Being a mission territory in the remote outreaches of the Alaskan Bush means that in order for these people to be confirmed they have to be reached by airplane.

The Code of Canon Law of the Catholic Church provides breathing room for confirming children in remote mission areas. Children, if deemed ready by the priest, can be confirmed as early as the age of reason, which is seven years of age. Canon 889 of the Universal law states, “To receive confirmation licitly (lawfully) a person who has the use of reason be suitably instructed, properly disposed (understands what happens to the bread and wine during consecration), and able to renew the baptismal promises.”

Although the Universal Canon Law (law which incorporates the entire world) requires one to be at least seven years of age, each bishop can expand that law by making Particular law. For example, one diocesan bishop may set the confirmation age at 14 while another at 15, etc. In the case of confirmation, the bishop may change the age upward, but never less than the age of reason, unless authorized by the Pope.
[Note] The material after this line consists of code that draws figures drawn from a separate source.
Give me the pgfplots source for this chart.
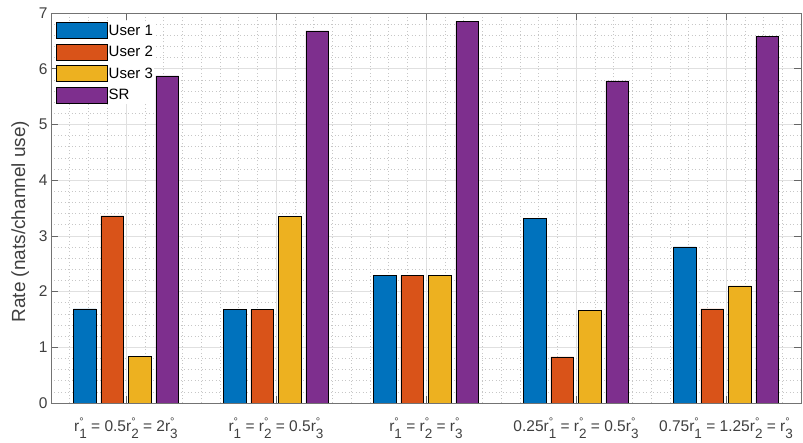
\documentclass[border=0pt]{standalone}
\usepackage{pgfplots}
\pgfplotsset{compat=1.18}
\usepackage{fontspec}
\setmainfont{Liberation Sans}
\definecolor{c1}{RGB}{0,114,189}
\definecolor{c2}{RGB}{217,83,25}
\definecolor{c3}{RGB}{237,177,32}
\definecolor{c4}{RGB}{126,47,142}
\newcommand{\ro}[1]{r\rlap{\raisebox{6.5pt}{\fontsize{11}{11}\selectfont °}}\raisebox{-7pt}{\fontsize{13.5}{13.5}\selectfont #1}}
\pgfplotsset{
  mybar/.style={draw=black, line width=0.5pt, fill=#1,
    legend image code/.code={\draw[draw=black, line width=0.5pt, fill=#1] (0pt,-8pt) rectangle (51pt,8pt);}}
}
\begin{document}
\begin{tikzpicture}
\useasboundingbox (-51pt,-40pt) rectangle (752pt,403pt);
\begin{axis}[
  scale only axis, width=750pt, height=390pt,
  xmin=0.5, xmax=5.5, ymin=0, ymax=7,
  ybar, bar width=0.153,
  xtick={1,2,3,4,5},
  xticklabels={
    {\ro{1} = 0.5\ro{2} = 2\ro{3}},
    {\ro{1} = \ro{2} = 0.5\ro{3}},
    {\ro{1} = \ro{2} = \ro{3}},
    {0.25\ro{1} = \ro{2} = 0.5\ro{3}},
    {0.75\ro{1} = 1.25\ro{2} = \ro{3}}},
  ytick={0,1,2,3,4,5,6,7},
  minor xtick={0.625,0.75,0.875,1.125,1.25,1.375,1.5,1.625,1.75,1.875,2.125,2.25,2.375,2.5,2.625,2.75,2.875,3.125,3.25,3.375,3.5,3.625,3.75,3.875,4.125,4.25,4.375,4.5,4.625,4.75,4.875,5.125,5.25,5.375},
  minor y tick num=4,
  grid=both,
  major grid style={line width=0.5pt, color=black!12},
  minor grid style={line width=0.5pt, dash pattern=on 1pt off 2.5pt, color=black!22},
  tick align=inside, major tick length=7pt, minor tick length=0pt,
  axis line style={color=black!55, line width=0.6pt},
  major tick style={color=black!60, line width=0.6pt},
  tick label style={font=\fontsize{15.5}{18}\selectfont, text=black!75},
  /pgf/number format/assume math mode=true,
  xticklabel style={anchor=base, yshift=-29pt},
  ylabel={Rate (nats/channel use)},
  every axis y label/.style={at={(axis description cs:-0.041,0.465)}, rotate=90, anchor=center, font=\fontsize{19}{20}\selectfont, text=black!75},
  legend style={at={(axis description cs:0.006,0.979)}, anchor=north west, draw=none, fill=white,
    font=\fontsize{15}{18}\selectfont, row sep=5pt, inner xsep=0.5pt, inner ysep=1pt,
    nodes={inner xsep=1pt},
    cells={anchor=west}},
  legend cell align=left,
]
\addplot[mybar=c1, bar shift=-0.275] coordinates {(1,1.69) (2,1.68) (3,2.29) (4,3.31) (5,2.80)};
\addplot[mybar=c2, bar shift=-0.0917] coordinates {(1,3.36) (2,1.68) (3,2.29) (4,0.83) (5,1.69)};
\addplot[mybar=c3, bar shift=0.0917] coordinates {(1,0.84) (2,3.35) (3,2.29) (4,1.66) (5,2.10)};
\addplot[mybar=c4, bar shift=0.275] coordinates {(1,5.87) (2,6.68) (3,6.85) (4,5.78) (5,6.58)};
\legend{User 1, User 2, User 3, SR}
\end{axis}
\end{tikzpicture}
\end{document}
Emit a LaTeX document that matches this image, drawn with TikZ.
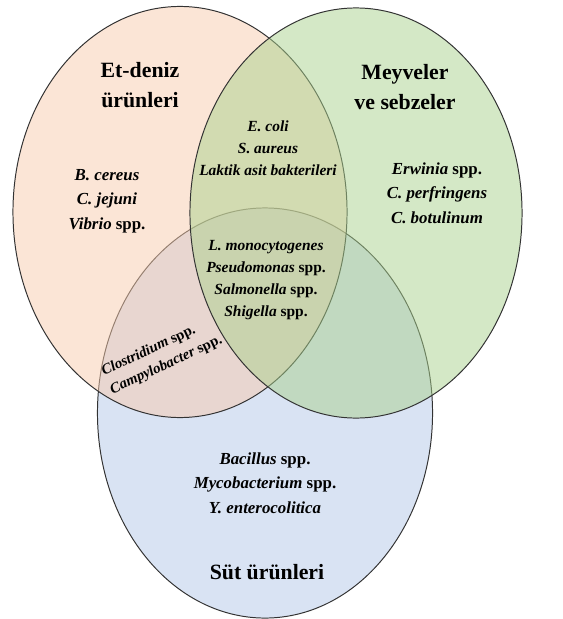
\documentclass[tikz,border=0pt]{standalone}
\usepackage{fontspec}
\setmainfont{Liberation Serif}
\usetikzlibrary{shapes.geometric}

\definecolor{etrenk}{HTML}{F8CBAD}
\definecolor{meyverenk}{HTML}{A9D18E}
\definecolor{sutrenk}{HTML}{B4C7E7}

\begin{document}
\begin{tikzpicture}[x=0.025cm,y=-0.025cm]
        \useasboundingbox (0,0) rectangle (562,619);

        \begin{scope}[every node/.style={ellipse,draw=black!80,line width=0.7pt,fill opacity=0.5,inner sep=0pt,outer sep=0pt}]
            \node[fill=sutrenk,minimum width=8.375cm,minimum height=10.25cm] (sut) at (265,413) {};
            \node[fill=etrenk,minimum width=8.35cm,minimum height=10.275cm] (et) at (180,212) {};
            \node[fill=meyverenk,minimum width=8.3cm,minimum height=10.25cm] (meyve) at (356,213) {};
        \end{scope}

        \begin{scope}[every node/.style={align=center,font=\bfseries\fontsize{15.5}{21}\selectfont}]
            \node (etbaslik) at (140,85) {Et-deniz\\ürünleri};
            \node (meyvebaslik) at (405,87) {Meyveler\\ve sebzeler};
            \node (sutbaslik) at (267,572) {Süt ürünleri};
        \end{scope}

        \begin{scope}[every node/.style={align=center,font=\bfseries\fontsize{12}{17.4}\selectfont}]
            \node (etliste) at (107,201) {\textit{B. cereus}\\\textit{C. jejuni}\\\textit{Vibrio} spp.};
            \node (meyveliste) at (437,193) {\textit{Erwinia} spp.\\\textit{C. perfringens}\\\textit{C. botulinum}};
            \node (sutliste) at (265,483) {\textit{Bacillus} spp.\\\textit{Mycobacterium} spp.\\\textit{Y. enterocolitica}};
            \node[font=\bfseries\fontsize{11}{15.6}\selectfont] (etmeyve) at (268,148) {\textit{E. coli}\\\textit{S. aureus}\\\textit{Laktik asit bakterileri}};
            \node[font=\bfseries\fontsize{11}{15.6}\selectfont] (ortak) at (266,280) {\textit{L. monocytogenes}\\\textit{Pseudomonas} spp.\\\textit{Salmonella} spp.\\\textit{Shigella} spp.};
            \node[align=left,rotate=25,inner sep=0pt,font=\bfseries\fontsize{10.5}{14.5}\selectfont] (etsut) at (162,356) {\textit{Clostridium} spp.\\\textit{Campylobacter} spp.};
        \end{scope}
    \end{tikzpicture}
\end{document}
Candidates, Catechumens, and Confirmandi: I always get confused about which is which. Our Catholic church distinguished between those who have not been baptized and will be confirmed and those who have been baptized and will be confirmed.

Candidates: Baptized in another Christian church and want to become Catholic.

Catechumens: Those not baptized and would like to join the Catholic Church.

Confirmandi: Those baptized Catholic but not yet confirmed.

So, let me see if I can get this straight, our first catechumen is an eight year old boy from Levelock. Tuwan was adopted last year and can already speak English very well. He came from Thailand. Tuwan well need to be baptized and confirmed. Unfortunately, the family will be moving from Levelock to Kodiak and another priest will get the honor of baptizing and confirming Tuwan. This picture was taken in Levelock Nov 7, 2009.

There will be two young adults from Saint Theresa in King Salmon/Naknek, Kiera(our altar server) will be 10 when confirmed. Dylan is age 12. Both Kiera and Dylan are considered confirmandi because they are both baptized Catholics and have received first communion. Here is a picture I took of Kierra last year.

Here is a picture of Dylan with his family coming to Mass at Saint Theresa in King Salmon/Naknek, Sunday, November 15, 2009.

In Dillingham there are three in the RCIA program. Jim Ingram (left below) and Jim Larson (second from Left). The third candidate (baptized in another Christian church) is Gwendolyn Jean Wilson.

Jim Ingram is a Candidate because he is baptized in another Christian church. However, the baptismal certificate cannot be located so we may do a "conditional" baptism before confirming him." He will also receive First Communion.

Jim Larson is also a Candidate because he has been baptized in another Christian church. He too needs a conditional baptism because his original certificate cannot be located. He will receive five of the seven sacraments around Easter, (conditional) baptism, confirmation, reconciliation, first communion, and marriage in the church. The only two sacraments he will not receive are anointing of the sick and ordination.

The four young adults are from left to right, Alaina, Jessie, Johnna, and Kara. Kara is a confirmandi and the other three girls are catechumens. The young adults will also receive First Communion.

Please pray for us as we continue to study, learn, and rack up hours of community service. To me, bringing someone into our Catholic Church is the greatest service a priest can do.